Work instructions ::
Images should be left out, and everything else in the listing reproduced exactly.

___ Data in this exercise

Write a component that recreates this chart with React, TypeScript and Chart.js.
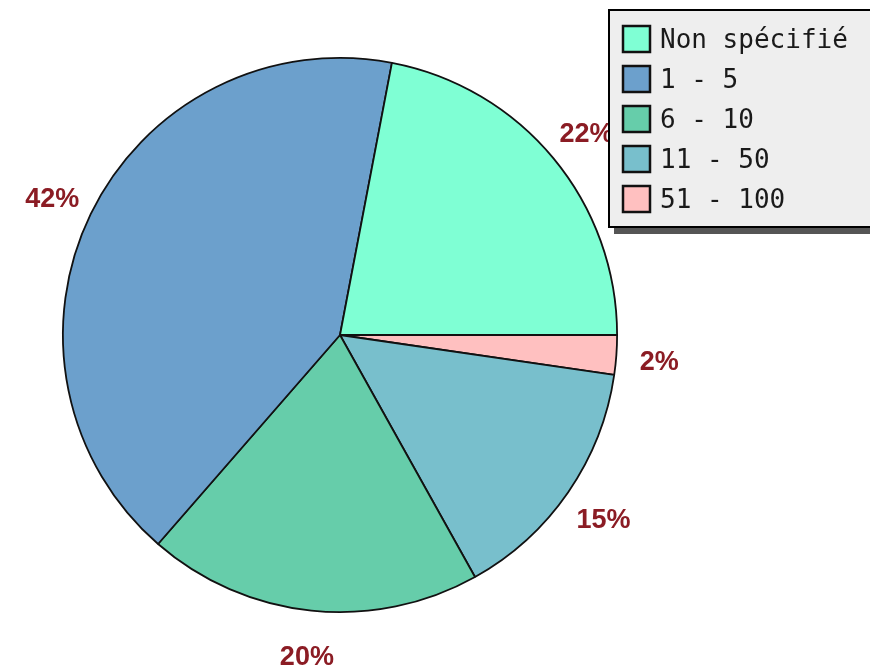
import React, { useEffect, useRef } from "react";
import { Chart, registerables } from "chart.js";

Chart.register(...registerables);

const categories = ["Non spécifié", "1 - 5", "6 - 10", "11 - 50", "51 - 100"];
const values = [22, 41.6, 19.5, 14.6, 2.3];
const colors = ["#7fffd4", "#6ca0cc", "#66cdaa", "#78bfcc", "#ffc0c0"];

const LABEL_COLOR = "#8b1c24";

const outsideLabels = {
  id: "outsideLabels",
  afterDatasetsDraw(chart: any) {
    const ctx = chart.ctx;
    const meta = chart.getDatasetMeta(0);
    const data = chart.data.datasets[0].data as number[];
    const total = data.reduce((a, b) => a + b, 0);
    ctx.save();
    ctx.font = "bold 27px 'Liberation Sans', Arial, sans-serif";
    ctx.fillStyle = LABEL_COLOR;
    ctx.textAlign = "center";
    ctx.textBaseline = "middle";
    meta.data.forEach((arc: any, i: number) => {
      const p = arc.getProps(["startAngle", "endAngle", "x", "y", "outerRadius"], true);
      const mid = (p.startAngle + p.endAngle) / 2;
      const r = p.outerRadius * 1.155;
      const x = p.x + Math.cos(mid) * r;
      const y = p.y + Math.sin(mid) * r + 4;
      const pct = Math.round((data[i] / total) * 100);
      ctx.fillText(pct + "%", x, y);
    });
    ctx.restore();
  },
};

const boxLegend = {
  id: "boxLegend",
  afterDraw(chart: any) {
    const ctx = chart.ctx;
    const left = 608;
    const top = 9;
    const w = 280;
    const h = 219;
    ctx.save();
    ctx.fillStyle = "#555555";
    ctx.fillRect(left + 6, top + 6, w, h);
    ctx.fillStyle = "#eeeeee";
    ctx.fillRect(left, top, w, h);
    ctx.strokeStyle = "#000000";
    ctx.lineWidth = 2;
    ctx.strokeRect(left + 1, top + 1, w, h - 2);
    ctx.font = "26px 'DejaVu Sans Mono', monospace";
    ctx.textAlign = "left";
    ctx.textBaseline = "alphabetic";
    categories.forEach((c, i) => {
      const sy = top + 17 + i * 40;
      ctx.fillStyle = colors[i];
      ctx.fillRect(623, sy, 27, 26);
      ctx.strokeStyle = "#111111";
      ctx.lineWidth = 2.5;
      ctx.strokeRect(623, sy, 27, 26);
      ctx.fillStyle = "#1a1a1a";
      ctx.fillText(c, 660, 48 + i * 40);
    });
    ctx.restore();
  },
};

export default function App() {
  const ref = useRef<HTMLCanvasElement>(null);
  useEffect(() => {
    if (!ref.current) return;
    const rev = <T,>(a: T[]) => a.slice().reverse();
    const chart = new Chart(ref.current, {
      type: "pie",
      data: {
        labels: rev(categories),
        datasets: [
          {
            data: rev(values),
            backgroundColor: rev(colors),
            borderColor: "#111111",
            borderWidth: 1.8,
          },
        ],
      },
      options: {
        animation: false,
        responsive: false,
        devicePixelRatio: 1,
        rotation: 90,
        layout: { padding: { left: 62, right: 252, top: 57, bottom: 53 } },
        plugins: {
          legend: { display: false },
          tooltip: { enabled: false },
        },
      },
      plugins: [outsideLabels, boxLegend],
    });
    return () => chart.destroy();
  }, []);
  return (
    <div style={{ position: "absolute", left: 0, top: 0, width: 870, height: 666, background: "#ffffff" }}>
      <canvas ref={ref} width={870} height={666} />
    </div>
  );
}
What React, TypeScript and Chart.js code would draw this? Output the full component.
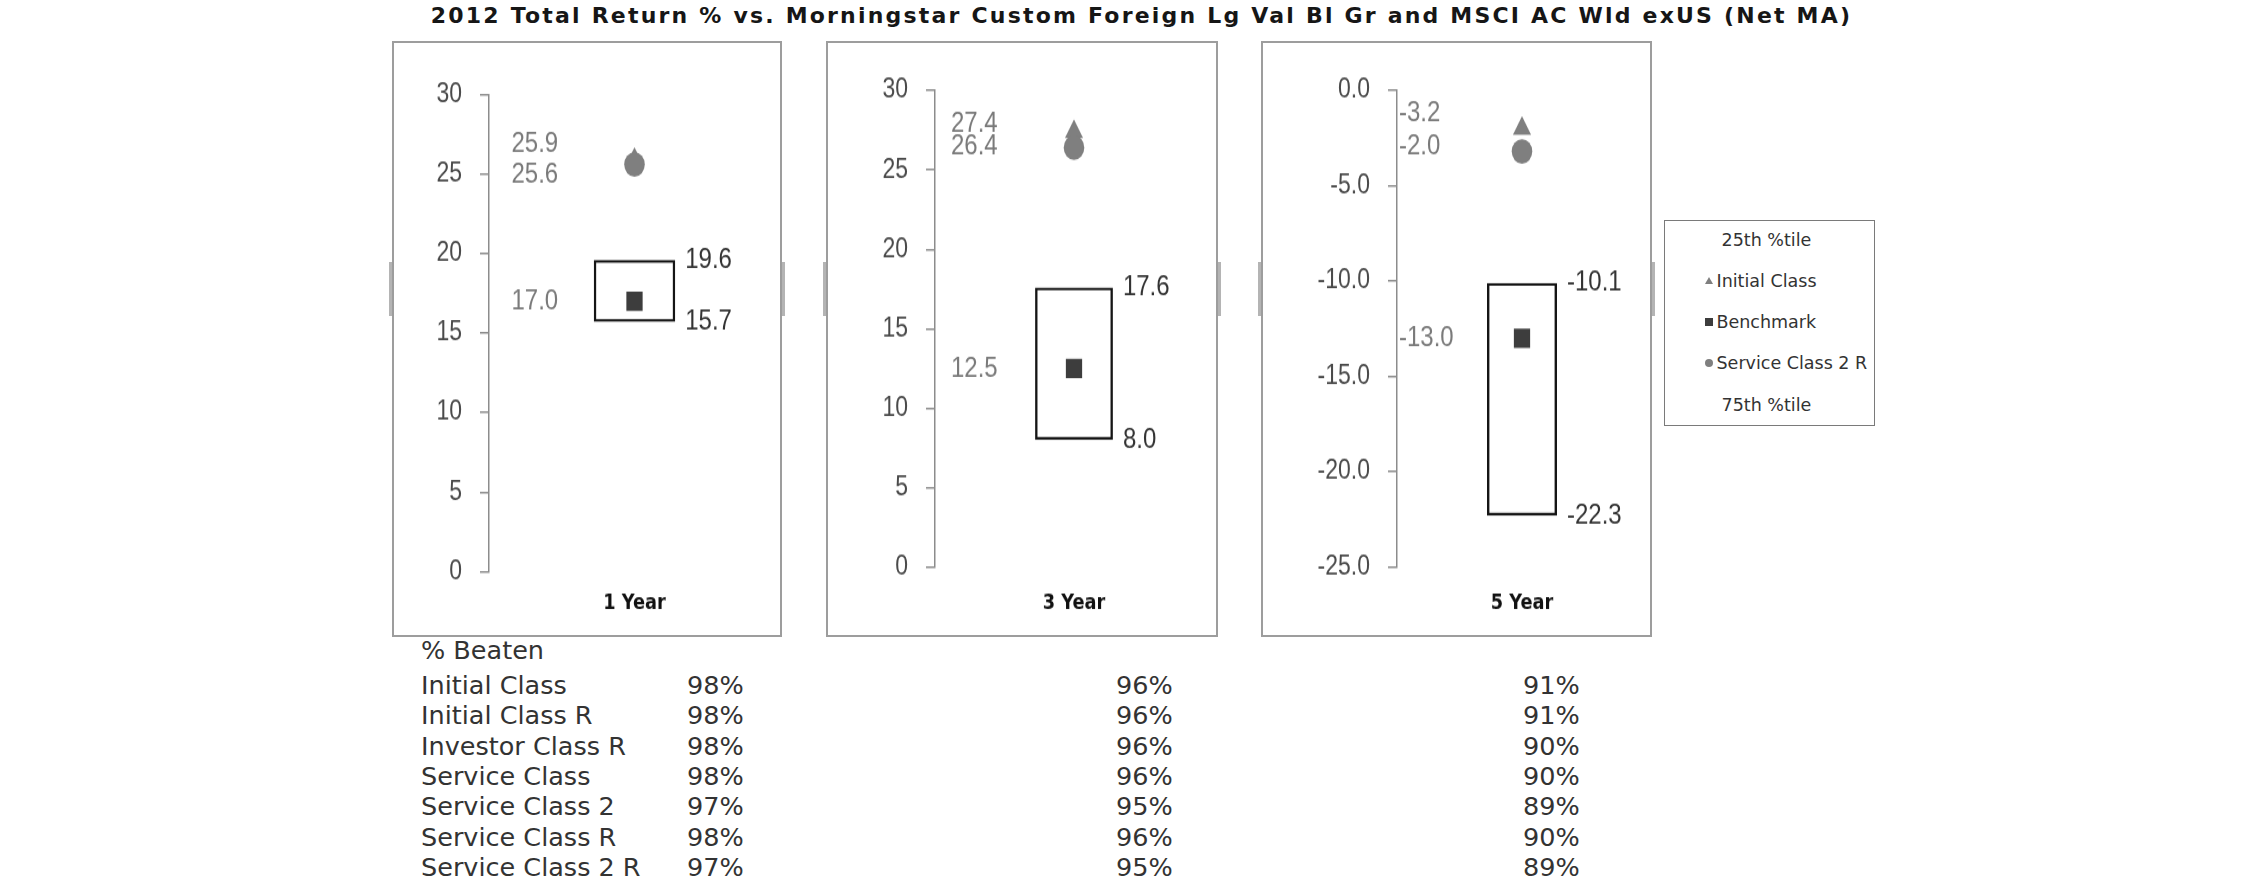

______

Result ::
Write a component that recreates this chart with React, TypeScript and Chart.js.
import React, { useEffect, useRef } from "react";
import { Chart, registerables } from "chart.js";

Chart.register(...registerables);

const categories = ["Non spécifié", "1 - 5", "6 - 10", "11 - 50", "51 - 100"];
const values = [22, 41.6, 19.5, 14.6, 2.3];
const colors = ["#7fffd4", "#6ca0cc", "#66cdaa", "#78bfcc", "#ffc0c0"];

const LABEL_COLOR = "#8b1c24";

const outsideLabels = {
  id: "outsideLabels",
  afterDatasetsDraw(chart: any) {
    const ctx = chart.ctx;
    const meta = chart.getDatasetMeta(0);
    const data = chart.data.datasets[0].data as number[];
    const total = data.reduce((a, b) => a + b, 0);
    ctx.save();
    ctx.font = "bold 27px 'Liberation Sans', Arial, sans-serif";
    ctx.fillStyle = LABEL_COLOR;
    ctx.textAlign = "center";
    ctx.textBaseline = "middle";
    meta.data.forEach((arc: any, i: number) => {
      const p = arc.getProps(["startAngle", "endAngle", "x", "y", "outerRadius"], true);
      const mid = (p.startAngle + p.endAngle) / 2;
      const r = p.outerRadius * 1.155;
      const x = p.x + Math.cos(mid) * r;
      const y = p.y + Math.sin(mid) * r + 4;
      const pct = Math.round((data[i] / total) * 100);
      ctx.fillText(pct + "%", x, y);
    });
    ctx.restore();
  },
};

const boxLegend = {
  id: "boxLegend",
  afterDraw(chart: any) {
    const ctx = chart.ctx;
    const left = 608;
    const top = 9;
    const w = 280;
    const h = 219;
    ctx.save();
    ctx.fillStyle = "#555555";
    ctx.fillRect(left + 6, top + 6, w, h);
    ctx.fillStyle = "#eeeeee";
    ctx.fillRect(left, top, w, h);
    ctx.strokeStyle = "#000000";
    ctx.lineWidth = 2;
    ctx.strokeRect(left + 1, top + 1, w, h - 2);
    ctx.font = "26px 'DejaVu Sans Mono', monospace";
    ctx.textAlign = "left";
    ctx.textBaseline = "alphabetic";
    categories.forEach((c, i) => {
      const sy = top + 17 + i * 40;
      ctx.fillStyle = colors[i];
      ctx.fillRect(623, sy, 27, 26);
      ctx.strokeStyle = "#111111";
      ctx.lineWidth = 2.5;
      ctx.strokeRect(623, sy, 27, 26);
      ctx.fillStyle = "#1a1a1a";
      ctx.fillText(c, 660, 48 + i * 40);
    });
    ctx.restore();
  },
};

export default function App() {
  const ref = useRef<HTMLCanvasElement>(null);
  useEffect(() => {
    if (!ref.current) return;
    const rev = <T,>(a: T[]) => a.slice().reverse();
    const chart = new Chart(ref.current, {
      type: "pie",
      data: {
        labels: rev(categories),
        datasets: [
          {
            data: rev(values),
            backgroundColor: rev(colors),
            borderColor: "#111111",
            borderWidth: 1.8,
          },
        ],
      },
      options: {
        animation: false,
        responsive: false,
        devicePixelRatio: 1,
        rotation: 90,
        layout: { padding: { left: 62, right: 252, top: 57, bottom: 53 } },
        plugins: {
          legend: { display: false },
          tooltip: { enabled: false },
        },
      },
      plugins: [outsideLabels, boxLegend],
    });
    return () => chart.destroy();
  }, []);
  return (
    <div style={{ position: "absolute", left: 0, top: 0, width: 870, height: 666, background: "#ffffff" }}>
      <canvas ref={ref} width={870} height={666} />
    </div>
  );
}
What React, TypeScript and Chart.js code would draw this? Output the full component.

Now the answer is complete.